- Required task
Copy out precisely the lines beginning at the line that contains "Recreate this image" and ending at the line that contains "const yTicks = [0, 10, 20, 30, 40, 50, 60];", including both.

- Material for this exercise

##############################

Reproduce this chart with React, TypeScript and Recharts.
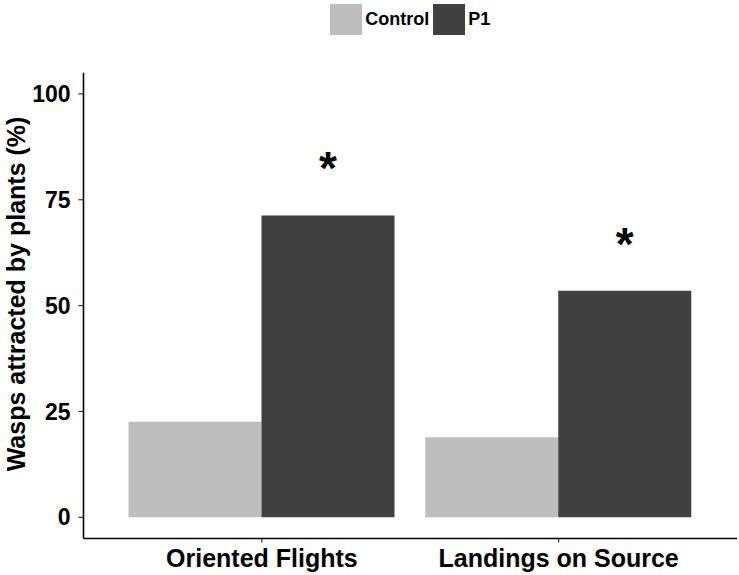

##############################

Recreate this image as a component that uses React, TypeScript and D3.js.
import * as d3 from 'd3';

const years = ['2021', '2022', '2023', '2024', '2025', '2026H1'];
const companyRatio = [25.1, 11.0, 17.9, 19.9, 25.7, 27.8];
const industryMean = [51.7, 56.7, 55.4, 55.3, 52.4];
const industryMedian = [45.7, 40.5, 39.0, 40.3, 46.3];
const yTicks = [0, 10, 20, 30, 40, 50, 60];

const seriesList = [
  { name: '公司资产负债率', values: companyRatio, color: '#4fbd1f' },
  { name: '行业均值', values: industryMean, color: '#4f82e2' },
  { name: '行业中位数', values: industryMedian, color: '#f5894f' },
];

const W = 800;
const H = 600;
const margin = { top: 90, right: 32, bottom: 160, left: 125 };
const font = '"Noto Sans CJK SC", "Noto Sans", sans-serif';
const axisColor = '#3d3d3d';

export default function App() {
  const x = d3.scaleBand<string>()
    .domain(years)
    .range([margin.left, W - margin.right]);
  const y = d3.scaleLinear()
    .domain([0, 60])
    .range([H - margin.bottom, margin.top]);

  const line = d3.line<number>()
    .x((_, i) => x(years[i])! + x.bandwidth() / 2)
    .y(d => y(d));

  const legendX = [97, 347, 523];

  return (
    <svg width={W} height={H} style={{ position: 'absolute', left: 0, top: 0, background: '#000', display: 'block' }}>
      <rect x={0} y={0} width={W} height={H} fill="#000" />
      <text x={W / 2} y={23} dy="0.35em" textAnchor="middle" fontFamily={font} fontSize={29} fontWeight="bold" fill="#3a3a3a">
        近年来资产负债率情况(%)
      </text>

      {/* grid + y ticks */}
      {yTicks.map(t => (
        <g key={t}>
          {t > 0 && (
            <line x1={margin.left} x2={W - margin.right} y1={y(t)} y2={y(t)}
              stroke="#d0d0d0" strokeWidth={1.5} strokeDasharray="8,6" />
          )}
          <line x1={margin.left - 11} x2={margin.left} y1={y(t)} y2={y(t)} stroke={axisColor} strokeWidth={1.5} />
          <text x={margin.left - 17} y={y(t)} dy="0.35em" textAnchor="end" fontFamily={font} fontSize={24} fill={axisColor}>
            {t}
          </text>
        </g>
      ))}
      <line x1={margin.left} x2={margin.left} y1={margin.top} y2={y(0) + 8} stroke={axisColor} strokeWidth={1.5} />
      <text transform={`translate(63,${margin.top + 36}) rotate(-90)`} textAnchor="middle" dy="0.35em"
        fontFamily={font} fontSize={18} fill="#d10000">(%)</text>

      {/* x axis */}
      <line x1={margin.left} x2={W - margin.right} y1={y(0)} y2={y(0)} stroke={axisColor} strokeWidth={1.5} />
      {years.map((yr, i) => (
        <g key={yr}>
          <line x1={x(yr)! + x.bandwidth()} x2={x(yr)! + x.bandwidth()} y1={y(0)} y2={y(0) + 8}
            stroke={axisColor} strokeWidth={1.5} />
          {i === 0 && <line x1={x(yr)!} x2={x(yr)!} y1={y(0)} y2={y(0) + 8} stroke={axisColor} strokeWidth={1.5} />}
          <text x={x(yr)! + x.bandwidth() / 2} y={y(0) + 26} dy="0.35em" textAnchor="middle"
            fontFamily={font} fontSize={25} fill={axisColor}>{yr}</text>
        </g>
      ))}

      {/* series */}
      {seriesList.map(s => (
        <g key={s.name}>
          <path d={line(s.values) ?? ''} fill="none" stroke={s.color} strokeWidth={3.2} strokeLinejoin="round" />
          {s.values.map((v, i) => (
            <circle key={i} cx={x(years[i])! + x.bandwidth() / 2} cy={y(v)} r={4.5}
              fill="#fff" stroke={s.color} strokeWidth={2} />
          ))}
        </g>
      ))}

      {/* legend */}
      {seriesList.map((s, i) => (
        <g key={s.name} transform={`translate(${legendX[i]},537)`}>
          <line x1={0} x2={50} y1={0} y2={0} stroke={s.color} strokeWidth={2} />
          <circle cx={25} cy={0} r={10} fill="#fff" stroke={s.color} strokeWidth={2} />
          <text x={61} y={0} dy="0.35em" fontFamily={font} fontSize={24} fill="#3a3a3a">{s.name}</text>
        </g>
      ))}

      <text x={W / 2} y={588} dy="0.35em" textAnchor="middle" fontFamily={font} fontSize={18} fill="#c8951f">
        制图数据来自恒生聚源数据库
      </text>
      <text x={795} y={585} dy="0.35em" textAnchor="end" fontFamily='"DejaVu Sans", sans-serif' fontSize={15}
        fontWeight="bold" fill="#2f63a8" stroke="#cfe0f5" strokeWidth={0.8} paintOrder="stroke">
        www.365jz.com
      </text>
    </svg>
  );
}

##############################

- Answer for this exercise
Recreate this image as a component that uses React, TypeScript and D3.js.
import * as d3 from 'd3';

const years = ['2021', '2022', '2023', '2024', '2025', '2026H1'];
const companyRatio = [25.1, 11.0, 17.9, 19.9, 25.7, 27.8];
const industryMean = [51.7, 56.7, 55.4, 55.3, 52.4];
const industryMedian = [45.7, 40.5, 39.0, 40.3, 46.3];
const yTicks = [0, 10, 20, 30, 40, 50, 60];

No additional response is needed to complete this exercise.